International Criminal Tribunal for former Yugoslavia
Birth and location
The international criminal tribunal for former Yugoslavia (ICTY) was created in virtue of resolution 827 of the Security Council of the United Nations. This resolution was adopted on the 25 th of May 1993, as a reaction to the threat to peace and international security that grave violations of the humanitarian laws in the territory of former Yugoslavia since 1991 represented. The ICTY is located in The Hague, Netherlands.
Jurisdictions
In accordance to this resolution, the tribunal has multiple objectives. The main goals are: to judge persons responsible of serious violations of the humanitarian laws, to justice the victims, to prevent new violations of the humanitarian laws, to hinder revisionism by seeking and imposing the judiciary truth, to help build back peace and reconciliation in former Yugoslavia.
Its jurisdictions read as follows: - Temporal jurisdiction: Crimes committed since 1991.
- Territorial jurisdiction: Crimes committed in the territory of former Yugoslavia.

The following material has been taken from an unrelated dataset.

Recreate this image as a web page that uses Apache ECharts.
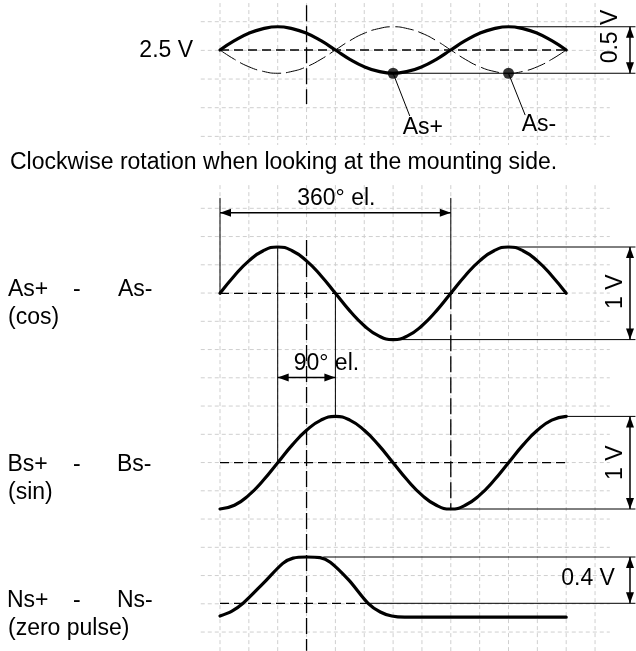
<!DOCTYPE html>
<html>
<head>
<meta charset="utf-8">
<script src="https://cdn.jsdelivr.net/npm/echarts@6/dist/echarts.min.js"></script>
<style>
  html, body { margin: 0; padding: 0; background: #fff; }
  #chart { width: 636px; height: 651px; }
</style>
</head>
<body>
<div id="chart"></div>
<script>
  // 电角度采样点 (°el.)
  const phaseDeg = [0, 22.5, 45, 67.5, 90, 112.5, 135, 157.5, 180, 202.5, 225, 247.5, 270,
    292.5, 315, 337.5, 360, 382.5, 405, 427.5, 450, 472.5, 495, 517.5, 540]
  // 单端信号 As+ / As- (V)
  const asPlusV = [2.5, 2.6, 2.68, 2.73, 2.75, 2.73, 2.68, 2.6, 2.5, 2.4, 2.32, 2.27, 2.25,
    2.27, 2.32, 2.4, 2.5, 2.6, 2.68, 2.73, 2.75, 2.73, 2.68, 2.6, 2.5]
  const asMinusV = [2.5, 2.4, 2.32, 2.27, 2.25, 2.27, 2.32, 2.4, 2.5, 2.6, 2.68, 2.73, 2.75,
    2.73, 2.68, 2.6, 2.5, 2.4, 2.32, 2.27, 2.25, 2.27, 2.32, 2.4, 2.5]
  // 差分信号 (V)
  const cosDiffV = [0, 0.19, 0.35, 0.46, 0.5, 0.46, 0.35, 0.19, 0, -0.19, -0.35, -0.46, -0.5,
    -0.46, -0.35, -0.19, 0, 0.19, 0.35, 0.46, 0.5, 0.46, 0.35, 0.19, 0]
  const sinDiffV = [-0.5, -0.46, -0.35, -0.19, 0, 0.19, 0.35, 0.46, 0.5, 0.46, 0.35, 0.19, 0,
    -0.19, -0.35, -0.46, -0.5, -0.46, -0.35, -0.19, 0, 0.19, 0.35, 0.46, 0.5]
  // 零位脉冲
  const pulseDeg = [0, 18, 36, 67, 98, 114, 135, 156, 172, 201, 231, 250, 268, 288, 540]
  const pulseV = [-0.11, -0.07, 0, 0.17, 0.345, 0.39, 0.4, 0.395, 0.355, 0.2, 0, -0.075, -0.11, -0.12, -0.12]
  // 测量点 As+ / As-
  const probeDeg = [270, 450]
  const probeV = [2.25, 2.25]
  // 方格纸
  const paperColsDeg = [0, 45, 90, 135, 180, 225, 270, 315, 360, 405, 450, 495, 540, 585]
  const paperRowsTop = [0, 1, 2, 3, 4]
  const paperRowsMain = [0, 1, 2, 3, 4, 5, 6, 7, 8, 9, 10, 11, 12, 13, 14, 15]

  // 版面
  const W = 636, H = 651
  const X0 = 220, PX_PER_DEG = 28.85 / 45
  const FONT = '23px "Liberation Sans", Arial, sans-serif'
  const BLACK = '#000'

  // 纵轴: v0 位于像素 p0, 每单位 pxPerUnit 像素
  const valueAxis = (v0, p0, pxPerUnit, inverse) => inverse
    ? { type: 'value', show: false, inverse: true, min: v0 - p0 / pxPerUnit, max: v0 + (H - p0) / pxPerUnit }
    : { type: 'value', show: false, min: v0 - (H - p0) / pxPerUnit, max: v0 + p0 / pxPerUnit }

  const Y_TOP = 0, Y_COS = 1, Y_SIN = 2, Y_ZERO = 3, Y_PAPER_TOP = 4, Y_PAPER_MAIN = 5

  // 折线
  const wave = (yIdx, xs, ys, width, dash, smooth) => ({
    type: 'line', xAxisIndex: 0, yAxisIndex: yIdx, silent: true, clip: false, z: 5,
    data: xs.map((x, i) => [x, ys[i]]),
    smooth: smooth, symbol: 'none',
    lineStyle: { color: BLACK, width: width, type: dash || 'solid', cap: 'round' }
  })

  // 线段 [x1, y1, x2, y2]
  const segs = (yIdx, items, style, z) => ({
    type: 'custom', xAxisIndex: 0, yAxisIndex: yIdx, silent: true, clip: false, z: z || 4,
    data: items,
    renderItem: (params, api) => {
      const a = api.coord([api.value(0), api.value(1)])
      const b = api.coord([api.value(2), api.value(3)])
      return { type: 'line', shape: { x1: a[0], y1: a[1], x2: b[0], y2: b[1] }, style: style }
    }
  })

  const head = (tip, from) => {
    const dx = tip[0] - from[0], dy = tip[1] - from[1]
    const d = Math.hypot(dx, dy), ux = dx / d, uy = dy / d
    const bx = tip[0] - ux * 11, by = tip[1] - uy * 11
    return {
      type: 'polygon',
      shape: { points: [tip, [bx - uy * 4, by + ux * 4], [bx + uy * 4, by - ux * 4]] },
      style: { fill: BLACK }
    }
  }

  // 双向箭头
  const arrows = (yIdx, items) => ({
    type: 'custom', xAxisIndex: 0, yAxisIndex: yIdx, silent: true, clip: false, z: 6,
    data: items,
    renderItem: (params, api) => {
      const a = api.coord([api.value(0), api.value(1)])
      const b = api.coord([api.value(2), api.value(3)])
      return {
        type: 'group',
        children: [
          { type: 'line', shape: { x1: a[0], y1: a[1], x2: b[0], y2: b[1] }, style: { stroke: BLACK, lineWidth: 1.5 } },
          head(a, b), head(b, a)
        ]
      }
    }
  })

  // 文字标注
  const notes = (yIdx, list) => ({
    type: 'custom', xAxisIndex: 0, yAxisIndex: yIdx, silent: true, clip: false, z: 7,
    data: list.map(n => [n.x, n.y]),
    renderItem: (params, api) => {
      const n = list[params.dataIndex]
      const p = api.coord([api.value(0), api.value(1)])
      return {
        type: 'text', x: p[0], y: p[1], rotation: n.rot || 0,
        style: { text: n.text, font: FONT, fill: BLACK, align: n.align || 'center', verticalAlign: 'middle' }
      }
    }
  })

  const thin = { stroke: BLACK, lineWidth: 1 }
  const dashH = { stroke: BLACK, lineWidth: 1.3, lineDash: [9, 5] }
  const dashV = { stroke: BLACK, lineWidth: 1.3, lineDash: [16, 5] }
  const paper = { stroke: '#cfcfcf', lineWidth: 1, lineDash: [4, 3] }

  const paperLines = (rows, rowFrom, rowTo) => [
    ...paperColsDeg.map(c => [c, rowFrom, c, rowTo]),
    ...rows.map(r => [-30, r, 608, r])
  ]

  const option = {
    animation: false,
    grid: { left: 0, top: 0, width: W, height: H },
    xAxis: { type: 'value', show: false, min: -X0 / PX_PER_DEG, max: (W - X0) / PX_PER_DEG },
    yAxis: [
      valueAxis(2.5, 50, 93),
      valueAxis(0, 293.3, 92.6),
      valueAxis(0, 462.7, 92.6),
      valueAxis(0, 603.3, 115.75),
      valueAxis(0, 21.7, 28.67, true),
      valueAxis(0, 208.3, 28.25, true)
    ],
    graphic: [
      { type: 'text', x: 10, y: 163, style: { text: 'Clockwise rotation when looking at the mounting side.', font: FONT, fill: BLACK, verticalAlign: 'middle' } },
      { type: 'text', x: 8, y: 290, style: { text: 'As+', font: FONT, fill: BLACK, verticalAlign: 'middle' } },
      { type: 'text', x: 73, y: 290, style: { text: '-', font: FONT, fill: BLACK, verticalAlign: 'middle' } },
      { type: 'text', x: 118, y: 290, style: { text: 'As-', font: FONT, fill: BLACK, verticalAlign: 'middle' } },
      { type: 'text', x: 8, y: 318, style: { text: '(cos)', font: FONT, fill: BLACK, verticalAlign: 'middle' } },
      { type: 'text', x: 7.5, y: 465, style: { text: 'Bs+', font: FONT, fill: BLACK, verticalAlign: 'middle' } },
      { type: 'text', x: 73, y: 465, style: { text: '-', font: FONT, fill: BLACK, verticalAlign: 'middle' } },
      { type: 'text', x: 117, y: 465, style: { text: 'Bs-', font: FONT, fill: BLACK, verticalAlign: 'middle' } },
      { type: 'text', x: 8, y: 493, style: { text: '(sin)', font: FONT, fill: BLACK, verticalAlign: 'middle' } },
      { type: 'text', x: 7, y: 601, style: { text: 'Ns+', font: FONT, fill: BLACK, verticalAlign: 'middle' } },
      { type: 'text', x: 73, y: 601, style: { text: '-', font: FONT, fill: BLACK, verticalAlign: 'middle' } },
      { type: 'text', x: 117, y: 601, style: { text: 'Ns-', font: FONT, fill: BLACK, verticalAlign: 'middle' } },
      { type: 'text', x: 8, y: 629, style: { text: '(zero pulse)', font: FONT, fill: BLACK, verticalAlign: 'middle' } }
    ],
    series: [
      // 方格纸
      segs(Y_PAPER_TOP, paperLines(paperRowsTop, -0.65, 4.3), paper, 1),
      segs(Y_PAPER_MAIN, paperLines(paperRowsMain, -0.82, 15.7), paper, 1),

      // 上部: As+ / As-
      wave(Y_TOP, phaseDeg, asPlusV, 3.2, 'solid', true),
      wave(Y_TOP, phaseDeg, asMinusV, 1, [18, 6], true),
      segs(Y_TOP, [[0, 2.5, 540, 2.5]], dashH),
      segs(Y_TOP, [[135, 2.98, 135, 1.92]], dashV),
      segs(Y_TOP, [[450, 2.75, 648, 2.75], [270, 2.25, 648, 2.25], [270, 2.25, 296, 1.79], [450, 2.25, 476, 1.80]], thin),
      arrows(Y_TOP, [[639.5, 2.75, 639.5, 2.25]]),
      {
        type: 'scatter', xAxisIndex: 0, yAxisIndex: Y_TOP, silent: true, z: 8,
        data: probeDeg.map((x, i) => [x, probeV[i]]),
        symbolSize: 11, itemStyle: { color: BLACK }
      },
      notes(Y_TOP, [
        { text: '2.5 V', x: -42, y: 2.49, align: 'right' },
        { text: '0.5 V', x: 610, y: 2.645, rot: Math.PI / 2 },
        { text: 'As+', x: 285, y: 1.667, align: 'left' },
        { text: 'As-', x: 470.6, y: 1.70, align: 'left' }
      ]),

      // As+ - As- (cos)
      wave(Y_COS, phaseDeg, cosDiffV, 3.2, 'solid', true),
      segs(Y_COS, [[0, 0, 540, 0]], dashH),
      segs(Y_COS, [[135, 0.575, 135, -3.86], [360, 0, 360, -2.33]], dashV),
      segs(Y_COS, [
        [0, 1.03, 0, 0], [360, 1.03, 360, 0],
        [90, 0.5, 90, -1.83], [180, 0, 180, -1.33],
        [450, 0.5, 648, 0.5], [270, -0.5, 648, -0.5]
      ], thin),
      arrows(Y_COS, [[0, 0.87, 360, 0.87], [639.5, 0.5, 639.5, -0.5]]),
      notes(Y_COS, [
        { text: '360° el.', x: 181.5, y: 1.024 },
        { text: '1 V', x: 617, y: 0.017, rot: Math.PI / 2 }
      ]),

      // Bs+ - Bs- (sin)
      wave(Y_SIN, phaseDeg, sinDiffV, 3.2, 'solid', true),
      segs(Y_SIN, [[0, 0, 540, 0]], dashH),
      segs(Y_SIN, [[540, 0.5, 648, 0.5], [360, -0.5, 648, -0.5]], thin),
      arrows(Y_SIN, [[90, 0.92, 180, 0.92], [639.5, 0.5, 639.5, -0.5]]),
      notes(Y_SIN, [
        { text: '90° el.', x: 166, y: 1.071 },
        { text: '1 V', x: 617, y: 0, rot: Math.PI / 2 }
      ]),

      // Ns+ - Ns- (zero pulse)
      wave(Y_ZERO, pulseDeg, pulseV, 3.2, 'solid', 0.3),
      segs(Y_ZERO, [[0, 0, 229, 0]], dashH),
      segs(Y_ZERO, [[229, 0, 648, 0], [161, 0.4, 648, 0.4]], thin),
      arrows(Y_ZERO, [[639.5, 0.4, 639.5, 0]]),
      notes(Y_ZERO, [
        { text: '0.4 V', x: 616, y: 0.214, align: 'right' }
      ])
    ]
  }

  const chart = echarts.init(document.getElementById('chart'))
  chart.setOption(option)
  window.addEventListener('resize', () => chart.resize())
</script>
</body>
</html>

- Personal jurisdiction: The tribunal has jurisdiction over physical persons excluding moral persons.
- Competence: the ICTY has competence to judge four types of crimes, the serious violations of the 1949 Geneva Conventions, violations of the laws and customs of war, crimes against humanity and genocide.
Remarkable is the fact that the ICTY doesn't hold the monopole of prosecution and sentencing violations of the humanitarian laws committed in former Yugoslavia, it shares this competence with national jurisdictions. Though the ICTY has priority on these latter and can, in the interest of justice, ask a national jurisdiction to desist at any step of the procedure.